The Associated Press once ran a story about Fidel Castro’s visit to Venezuela. The Cuban president used the occasion to sign a big oil contract with Venezuela, then toured the country with President Hugo Chavez, and took in an exhibition baseball game between Cuba and Venezuela.
Chavez, who was then in his mid-forties, actually played in the game that Castro watched. He manned first base and went 0-for-3 at the plate. After the game, President Chavez insisted on pitching to Castro, who was then seventy-four, but had been a good baseball player in his day.
Chavez’ first pitch did not even reach the plate. Castro swung and missed on the second pitch. On the third he tried to bunt, and got called for a strike. Then Chavez threw two more balls, so the two leaders were locked in a full count.
Chavez stared his mentor down, took his windup, and launched his best pitch. It sailed right over the heart of the plate, but Castro’s bat remained on his shoulder. The umpire shouted, “Strike three!” But Castro simply said, “It was a ball,” and took first base. Chavez didn’t say a word. The opposing team stood mum. The ump looked away.
Later Castro joked, “Today just wasn’t Chavez’ day.”
There is reason to worry that some of our leaders are growing more Castro-like all the time, thinking they can do whatever they want, overruling others, and ignoring moral judgments. But while Castro could overrule a Venezuelan umpire, even he could not overrule God. The Scriptures everywhere teach that humans will face an ultimate judgment, and no one will overrule that Judge.
On any list of biblical high points – creation, Fall, the call of Abraham, monarchy, the birth, death, and resurrection of Jesus – the Day of Judgment must be included. The Hebrew and Greek nouns for judgment appear well over five hundred times in the Bible. The verb form appears almost two hundred additional times. Judgment is one of the Bible’s most prominent themes, and it comes with the repetition of the promise (or warning) that a final, conclusive judgment is coming.
There are not just dozens but hundreds of biblical texts on the subject. So, why is it that judgment, which is such a major part of the biblical revelation, is almost entirely ignored by the contemporary church? Judgment is, in our time, the Church’s forgotten doctrine.
Perhaps we are silent on the subject because we have been taught to think of Judgment as a threatening, negative thing. We know that we have done things that deserve to be condemned, so we fear it. But there is another side to judgment.
In the Bible, the Day of Judgment is sometimes applauded by people. They speak of it with longing: “Let the heavens rejoice, let the earth be glad; let the sea resound, and all that is in it; let the fields be jubilant, and everything in them. Then all the trees of the forest will sing for joy; they will sing before the Lord, for he comes, he comes to judge the earth. He will judge the world in righteousness and the peoples in his truth.”
Here the writer yearns for God to judge the earth. Similarly, the Apostle Paul refers to the day of judgment as a part of the gospel, that is, the good news. But how can judgment be good news?
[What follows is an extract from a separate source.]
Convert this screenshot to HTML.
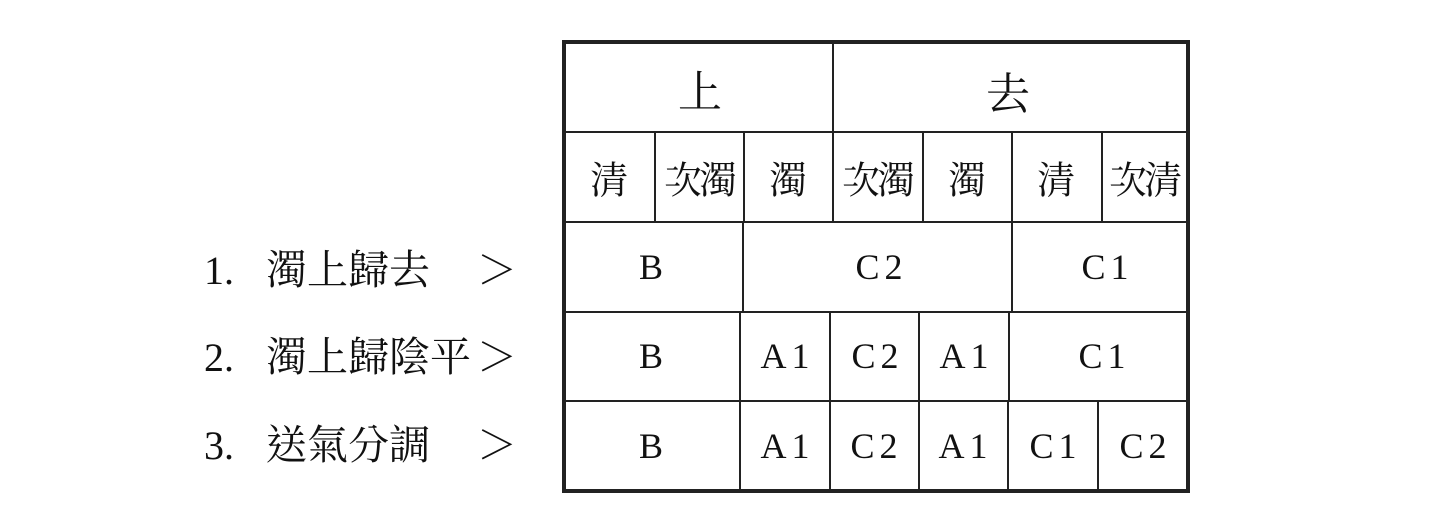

It is good news because it promises to give every person the thing for which they are best suited. At the judgment, people get what they are made for, or what they have made themselves for. You can be sure that even the man who finds himself in hell will be perfectly suited for it.
Judgment is good news because it is the means by which everything that has gone wrong will be set right. Creation itself, St. Paul says, echoing the psalms, longs for the day. It is good news because judgment spells the end of evil, pettiness, hatred, and bigotry.
Judgment, while it certainly means the diminution of some, means the elevation of humanity. Judgment is history’s watershed moment, its turning point, when humanity finally grows up and becomes what God intended it to be all along.